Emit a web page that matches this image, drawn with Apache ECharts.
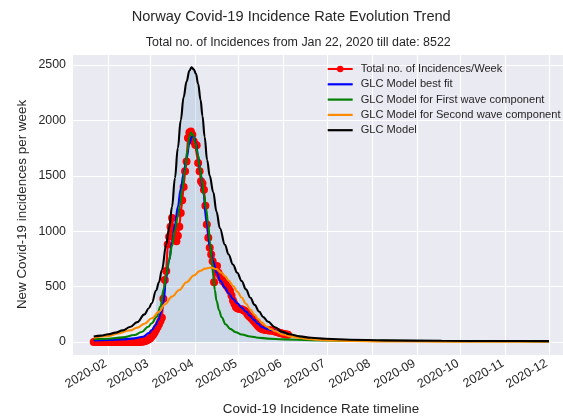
<!DOCTYPE html>
<html>
<head>
<meta charset="utf-8">
<script src="https://cdn.jsdelivr.net/npm/echarts@6/dist/echarts.min.js"></script>
<style>
html,body{margin:0;padding:0;background:#fff;}
#chart{width:563px;height:419px;}
</style>
</head>
<body>
<div id="chart"></div>
<script>
// ---- data (day offsets counted from 2020-01-22) ----
const startDate = [2020, 0, 22];
const seriesNames = ['Total no. of Incidences/Week', 'GLC Model best fit', 'GLC Model for First wave component', 'GLC Model for Second wave component', 'GLC Model'];
const chartTitle = 'Norway Covid-19 Incidence Rate Evolution Trend';
const chartSubtitle = 'Total no. of Incidences from Jan 22, 2020 till date: 8522';
const xAxisTitle = 'Covid-19 Incidence Rate timeline';
const yAxisTitle = 'New Covid-19 incidences per week';

// observed weekly incidences, one value per day from day 0 (Jan 22)
const weeklyIncidences = [
  0,0,0,0,0,0,0,0,0,0,0,0,0,0,0,0,0,0,0,0,0,0,0,0,0,0,0,0,0,0,0,
  1,2,3,5,8,12,18,25,35,50,65,85,110,135,160,190,220,
  390,560,640,880,950,1040,1120,1010,930,910,960,1040,1165,1280,1400,1540,1630,1840,
  1890,1900,1870,1810,1780,1775,1615,1540,1450,1430,1375,1230,1060,940,850,790,730,540,
  680,685,625,600,580,550,540,520,500,480,460,420,375,345,315,305,300,298,295,290,283,
  270,250,235,223,210,195,180,165,150,135,125,118,113,110,108,106,104,104,103,100,96,
  92,88,84,80,76,72,70,68,66
];

const bestFitDays   = [0,10,20,28,34,38,40,42.5,44.5,46.5,48,50,52,54,56,58,60,62,64,66,67.5,69,70.5,72,73.5,75.5,77.9,80.1,82.4,84.7,87.5,90.5,93,96.2,99,102,105,107.7,110.5,113.4,116,119.2,122,125,128,130.7,134];
const bestFitValues = [15,18,24,33,48,80,108,150,198,270,350,580,740,900,1060,1220,1380,1520,1660,1790,1850,1855,1790,1680,1540,1354,1080,860,729,625,550,491,440,387,350,312,275,238,200,164,135,119,110,104,92,80,70];

const firstWaveDays   = [0,10,20,28,33,37.6,40,43.4,46,48.3,50,52,54,56,58,59.4,61,62.9,64.5,66,67,68.5,70,71.5,73,74.5,76,77.5,79,80.2,81.3,82.4,83.5,84.7,86.5,88.2,91,94,98,102,108,113.4,120,130.7,150,177,220,314];
const firstWaveValues = [25,30,42,63,90,138,170,228,320,480,600,740,870,1011,1130,1230,1380,1552,1720,1850,1890,1870,1800,1710,1590,1460,1330,1200,1056,900,759,600,470,372,285,223,160,119,88,68,50,39,31,24,17,12,9,6];

const secondWaveDays   = [0,10,17,25,30,35,40,45,49,54,59,64,69,73,77,81,84.7,88,90.5,93,96.2,99,102,105,108,111,113.4,116,119.2,122,125,130.7,136,142,150,153.7,165,177,200,240,314];
const secondWaveValues = [38,55,78,105,130,165,215,272,340,410,470,540,600,640,662,672,658,625,595,555,506,455,402,345,293,245,208,175,140,118,98,68,50,36,25,21,14,9,6,4,2];

const glcDays   = [0,5,10,15,20,25,30,35,38,40,43,45,47,50,52,54,56,58,60,62,64,66,67.5,69,70.5,72,73.7,75,76.5,78.2,80,82.4,84.7,87,90.5,93,96,99,102,105,108,111,114,117,120,125,130,135,142,150,160,177,200,240,280,314];
const glcValues = [50,58,70,85,105,135,180,250,305,350,465,540,650,880,1030,1220,1480,1750,2000,2210,2350,2450,2479,2460,2420,2330,2184,2040,1850,1643,1500,1354,1176,1027,878,790,700,625,551,475,400,335,275,225,185,134,93,70,51,38,29,21,15,11,9,8];

const fillStartDay = 43;
const xMinDay = -15, xMaxDay = 323.66;
const yMin = -117, yMax = 2599;

// ---- build ----
const BASE = new Date(startDate[0], startDate[1], startDate[2]).getTime();
const DAY = 86400000;
const t = d => BASE + d * DAY;
const pairs = (days, vals) => days.map((d, i) => [t(d), vals[i]]);

const redData = weeklyIncidences.map((v, i) => [t(i), v]);
const fillDays = [], fillVals = [];
glcDays.forEach((d, i) => { if (d >= fillStartDay) { fillDays.push(d); fillVals.push(glcValues[i]); } });

const FONT = '"Liberation Sans", Arial, sans-serif';
const TXT = '#262626';
const LINE_ICON = 'path://M0,0 L25,0 L25,2.2 L0,2.2 Z';

const chart = echarts.init(document.getElementById('chart'), null, {renderer: 'canvas'});
const modelLine = (name, color, days, vals, z) => ({
  name, type: 'line', data: pairs(days, vals), symbol: 'none', smooth: 0.4, smoothMonotone: 'x',
  lineStyle: {color, width: 2.1}, itemStyle: {color}, z, animation: false
});

chart.setOption({
  animation: false,
  backgroundColor: '#ffffff',
  grid: {left: 72, right: 0, top: 54, bottom: 64, show: true, backgroundColor: '#EAEAF2', borderWidth: 0, containLabel: false, outerBoundsMode: 'none'},
  xAxis: {
    type: 'time', min: t(xMinDay), max: t(xMaxDay), splitNumber: 11,
    minInterval: 28 * DAY, maxInterval: 31 * DAY,
    axisLine: {show: false}, axisTick: {show: false},
    splitLine: {show: true, lineStyle: {color: '#ffffff', width: 1.1}},
    axisLabel: {formatter: '{yyyy}-{MM}', rotate: 30, margin: 6, padding: [0, 3, 0, 0], color: TXT, fontFamily: FONT, fontSize: 12.4, showMinLabel: false, showMaxLabel: false}
  },
  yAxis: {
    type: 'value', min: yMin, max: yMax, splitNumber: 5,
    axisLine: {show: false}, axisTick: {show: false},
    splitLine: {show: true, lineStyle: {color: '#ffffff', width: 1.1}},
    axisLabel: {color: TXT, fontFamily: FONT, fontSize: 12.4, margin: 6,
      formatter: v => (Math.abs(v % 500) < 1e-6 ? String(v) : '')}
  },
  legend: {
    orient: 'vertical', left: 326.7, top: 63, padding: 0,
    itemWidth: 25, itemHeight: 8, itemGap: 3.3, symbolKeepAspect: true,
    data: seriesNames.map((n, i) => (i === 0 ? {name: n} : {name: n, icon: LINE_ICON})),
    textStyle: {color: TXT, fontFamily: FONT, fontSize: 11.1, lineHeight: 12, padding: [0, 0, 0, 3]}
  },
  graphic: [
    {type: 'text', x: 291.2, y: 16.5, style: {text: chartTitle, fill: TXT, font: '14.6px ' + FONT, textAlign: 'center', textVerticalAlign: 'middle'}},
    {type: 'text', x: 298.3, y: 43, style: {text: chartSubtitle, fill: TXT, font: '12.45px ' + FONT, textAlign: 'center', textVerticalAlign: 'middle'}},
    {type: 'text', x: 321, y: 409, style: {text: xAxisTitle, fill: TXT, font: '13.4px ' + FONT, textAlign: 'center', textVerticalAlign: 'middle'}},
    {type: 'text', x: 22, y: 204.5, rotation: Math.PI / 2, style: {text: yAxisTitle, fill: TXT, font: '13.4px ' + FONT, textAlign: 'center', textVerticalAlign: 'middle'}}
  ],
  series: [
    {name: 'fill', type: 'line', data: pairs(fillDays, fillVals), symbol: 'none', smooth: 0.4, smoothMonotone: 'x',
      lineStyle: {width: 0, opacity: 0}, areaStyle: {color: 'rgba(70,130,180,0.25)'}, z: 1, silent: true},
    {name: seriesNames[0], type: 'line', data: redData, symbol: 'circle', symbolSize: 8, showAllSymbol: true,
      lineStyle: {color: '#ff0000', width: 2.1}, itemStyle: {color: '#ff0000'}, z: 2},
    modelLine(seriesNames[1], '#0000ff', bestFitDays, bestFitValues, 3),
    modelLine(seriesNames[2], '#008000', firstWaveDays, firstWaveValues, 4),
    modelLine(seriesNames[3], '#ff8c00', secondWaveDays, secondWaveValues, 5),
    modelLine(seriesNames[4], '#000000', glcDays, glcValues, 6)
  ]
});
</script>
</body>
</html>
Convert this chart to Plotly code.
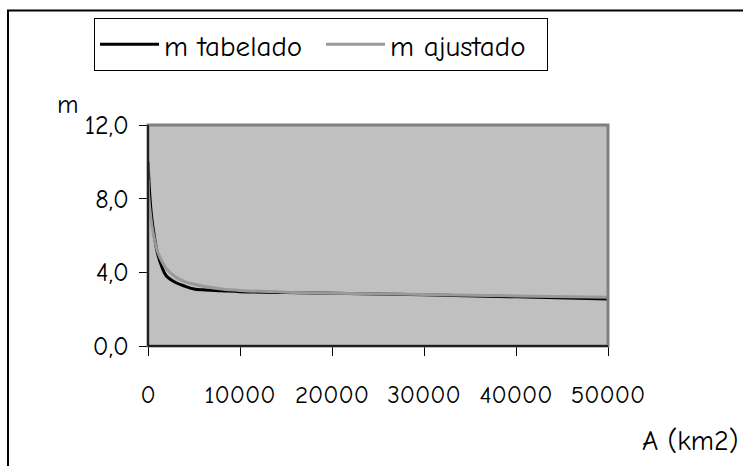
import plotly.graph_objects as go

area_km2 = [10, 100, 300, 500, 1000, 1500, 2000, 3000, 4000, 5000, 6000, 8000,
            10000, 15000, 20000, 30000, 40000, 50000]
m_tabelado = [10.0, 9.0, 7.5, 6.6, 5.1, 4.3, 3.8, 3.45, 3.25, 3.1, 3.05, 3.0,
              2.95, 2.9, 2.87, 2.78, 2.67, 2.55]
m_ajustado = [9.0, 8.0, 7.0, 6.3, 5.2, 4.6, 4.2, 3.75, 3.5, 3.35, 3.25, 3.1,
              3.02, 2.92, 2.87, 2.8, 2.72, 2.65]
x_ticks = [0, 10000, 20000, 30000, 40000, 50000]
y_ticks = [0, 4, 8, 12]

FONT = "Comic Sans MS, Comic Neue, Lato, sans-serif"

fig = go.Figure()
fig.add_trace(go.Scatter(x=area_km2, y=m_tabelado, mode="lines", name="m tabelado",
                         line=dict(color="black", width=3, shape="spline")))
fig.add_trace(go.Scatter(x=area_km2, y=m_ajustado, mode="lines", name="m ajustado",
                         line=dict(color="#999999", width=3, shape="spline")))

W, H = 743, 466
L, R, T, B = 148, 743 - 608, 125, 466 - 346
pw, ph = W - L - R, H - T - B

def px(xp):
    return (xp - L) / pw

def py(yp):
    return (H - B - yp) / ph

fig.update_layout(
    width=W, height=H,
    margin=dict(l=L, r=R, t=T, b=B),
    paper_bgcolor="white",
    plot_bgcolor="#c0c0c0",
    separators=",.",
    font=dict(family=FONT, size=25, color="black"),
    showlegend=True,
    legend=dict(orientation="h", x=px(94), y=py(18), xanchor="left", yanchor="top",
                bordercolor="black", borderwidth=1, bgcolor="white",
                font=dict(family=FONT, size=29), itemwidth=59,
                entrywidth=152, entrywidthmode="pixels",
                tracegroupgap=0),
    xaxis=dict(range=[0, 50000], tickvals=x_ticks, ticks="outside", ticklen=9,
               tickcolor="black", showline=True, linecolor="black", linewidth=1,
               showgrid=False, zeroline=False, ticklabelstandoff=17,
               tickfont=dict(family=FONT, size=25), tickformat="d"),
    yaxis=dict(range=[0, 12], tickvals=y_ticks, ticks="outside", ticklen=8,
               tickcolor="black", showline=True, linecolor="black", linewidth=1,
               showgrid=False, zeroline=False, tickformat=".1f",
               ticklabelstandoff=5,
               tickfont=dict(family=FONT, size=26)),
    shapes=[
        dict(type="rect", xref="paper", yref="paper", x0=0, x1=1, y0=0, y1=1,
             line=dict(color="#808080", width=3), layer="above"),
        dict(type="line", xref="paper", yref="paper", x0=0, x1=0, y0=0, y1=1,
             line=dict(color="black", width=1.5), layer="above"),
        dict(type="line", xref="paper", yref="paper", x0=0, x1=1, y0=0, y1=0,
             line=dict(color="black", width=1.5), layer="above"),
        dict(type="rect", xref="paper", yref="paper", x0=px(8), x1=px(760),
             y0=py(480), y1=py(10.5), line=dict(color="black", width=2),
             layer="below"),
    ],
    annotations=[
        dict(text="m", xref="paper", yref="paper", x=px(68), y=py(105),
             showarrow=False, xanchor="center", yanchor="middle",
             font=dict(family=FONT, size=26)),
        dict(text="A (km2)", xref="paper", yref="paper", x=px(690), y=py(441),
             showarrow=False, xanchor="center", yanchor="middle",
             font=dict(family=FONT, size=28)),
    ],
)

fig.write_html("out.html", config={"displayModeBar": False},
               post_script="document.body.style.margin='0';")
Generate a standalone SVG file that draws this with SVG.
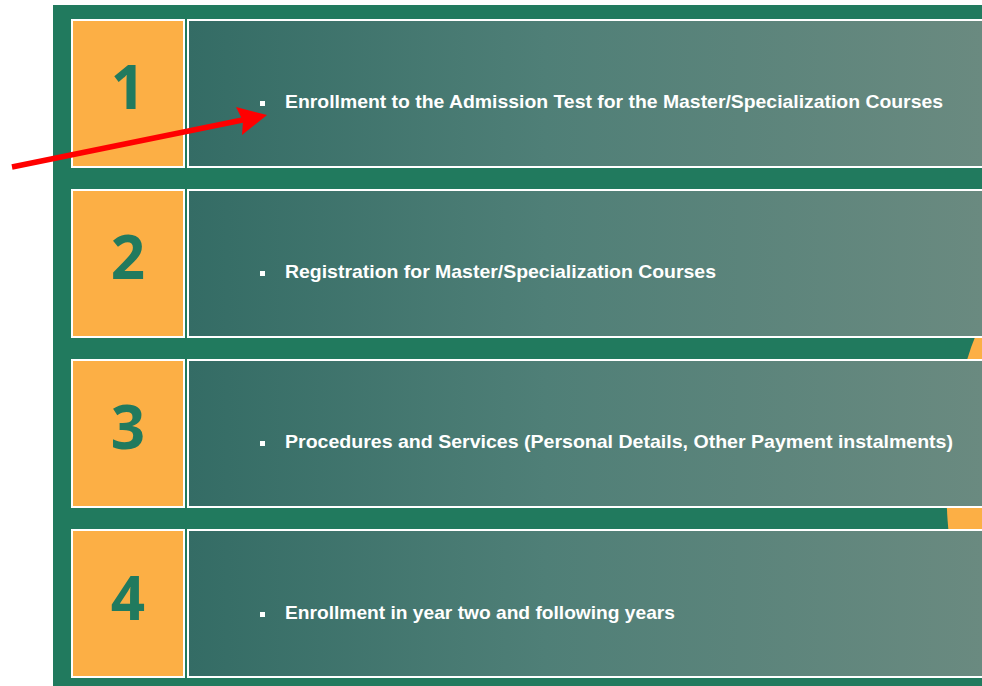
<svg xmlns="http://www.w3.org/2000/svg" width="982" height="686" viewBox="0 0 982 686">
  <defs>
    <linearGradient id="tealGrad" gradientUnits="userSpaceOnUse" x1="188" y1="0" x2="982" y2="0">
      <stop offset="0" stop-color="#346c65"/>
      <stop offset="0.45" stop-color="#4f7f77"/>
      <stop offset="1" stop-color="#6a8a80"/>
    </linearGradient>
    <style>
      .num { fill: #FCAF45; stroke: #ffffff; stroke-width: 2; }
      .panel { fill: url(#tealGrad); stroke: #ffffff; stroke-width: 2; }
      .digit { font-family: "Open Sans", "DejaVu Sans", sans-serif; font-weight: 700; font-size: 60px; fill: #217A5E; text-anchor: middle; }
      .label { font-family: "Liberation Sans", Arial, sans-serif; font-weight: bold; font-size: 18.5px; fill: #ffffff; }
      .bullet { fill: #ffffff; }
      .arrow-line { stroke: #ff0000; stroke-width: 5.5; fill: none; }
      .arrow-head { fill: #ff0000; }
    </style>
  </defs>

  <rect x="0" y="0" width="982" height="686" fill="#ffffff"/>
  <rect x="53" y="5" width="929" height="681" fill="#217A5E"/>
  <circle cx="1371.5" cy="490" r="425" fill="#FCAF45"/>

  <g id="step1">
    <rect class="num" x="72" y="20" width="112" height="147"/>
    <rect class="panel" x="188" y="20" width="800" height="147"/>
    <text class="digit" x="128" y="109">1</text>
    <rect class="bullet" x="260" y="101" width="5" height="5"/>
    <text class="label" x="285" y="108" textLength="658" lengthAdjust="spacingAndGlyphs">Enrollment to the Admission Test for the Master/Specialization Courses</text>
  </g>

  <g id="step2">
    <rect class="num" x="72" y="190" width="112" height="147"/>
    <rect class="panel" x="188" y="190" width="800" height="147"/>
    <text class="digit" x="128" y="279">2</text>
    <rect class="bullet" x="260" y="271" width="5" height="5"/>
    <text class="label" x="285" y="278" textLength="431" lengthAdjust="spacingAndGlyphs">Registration for Master/Specialization Courses</text>
  </g>

  <g id="step3">
    <rect class="num" x="72" y="360" width="112" height="147"/>
    <rect class="panel" x="188" y="360" width="800" height="147"/>
    <text class="digit" x="128" y="449">3</text>
    <rect class="bullet" x="260" y="441" width="5" height="5"/>
    <text class="label" x="285" y="448" textLength="668" lengthAdjust="spacingAndGlyphs">Procedures and Services (Personal Details, Other Payment instalments)</text>
  </g>

  <g id="step4">
    <rect class="num" x="72" y="530" width="112" height="147"/>
    <rect class="panel" x="188" y="530" width="800" height="147"/>
    <text class="digit" x="128" y="620">4</text>
    <rect class="bullet" x="260" y="612" width="5" height="5"/>
    <text class="label" x="285" y="619" textLength="390" lengthAdjust="spacingAndGlyphs">Enrollment in year two and following years</text>
  </g>

  <g id="connectors">
    <line class="arrow-line" x1="12" y1="167" x2="245" y2="119.5"/>
    <polygon class="arrow-head" points="267,115 236,107 243,121 242,135"/>
  </g>
</svg>
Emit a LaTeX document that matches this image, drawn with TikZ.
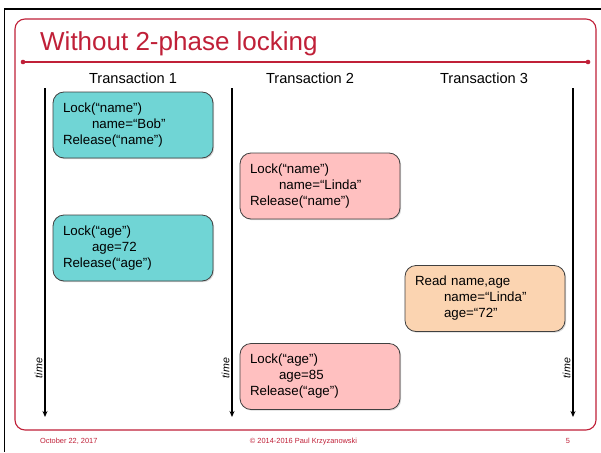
= = = = =
Your goal: Leave the pictures out, and restate exactly the lines from the start of the records through the one that contains "const yAxisTitle = 'New".

Finished exercise:
Emit a web page that matches this image, drawn with Apache ECharts.
<!DOCTYPE html>
<html>
<head>
<meta charset="utf-8">
<script src="https://cdn.jsdelivr.net/npm/echarts@6/dist/echarts.min.js"></script>
<style>
html,body{margin:0;padding:0;background:#fff;}
#chart{width:563px;height:419px;}
</style>
</head>
<body>
<div id="chart"></div>
<script>
// ---- data (day offsets counted from 2020-01-22) ----
const startDate = [2020, 0, 22];
const seriesNames = ['Total no. of Incidences/Week', 'GLC Model best fit', 'GLC Model for First wave component', 'GLC Model for Second wave component', 'GLC Model'];
const chartTitle = 'Norway Covid-19 Incidence Rate Evolution Trend';
const chartSubtitle = 'Total no. of Incidences from Jan 22, 2020 till date: 8522';
const xAxisTitle = 'Covid-19 Incidence Rate timeline';
const yAxisTitle = 'New Covid-19 incidences per week';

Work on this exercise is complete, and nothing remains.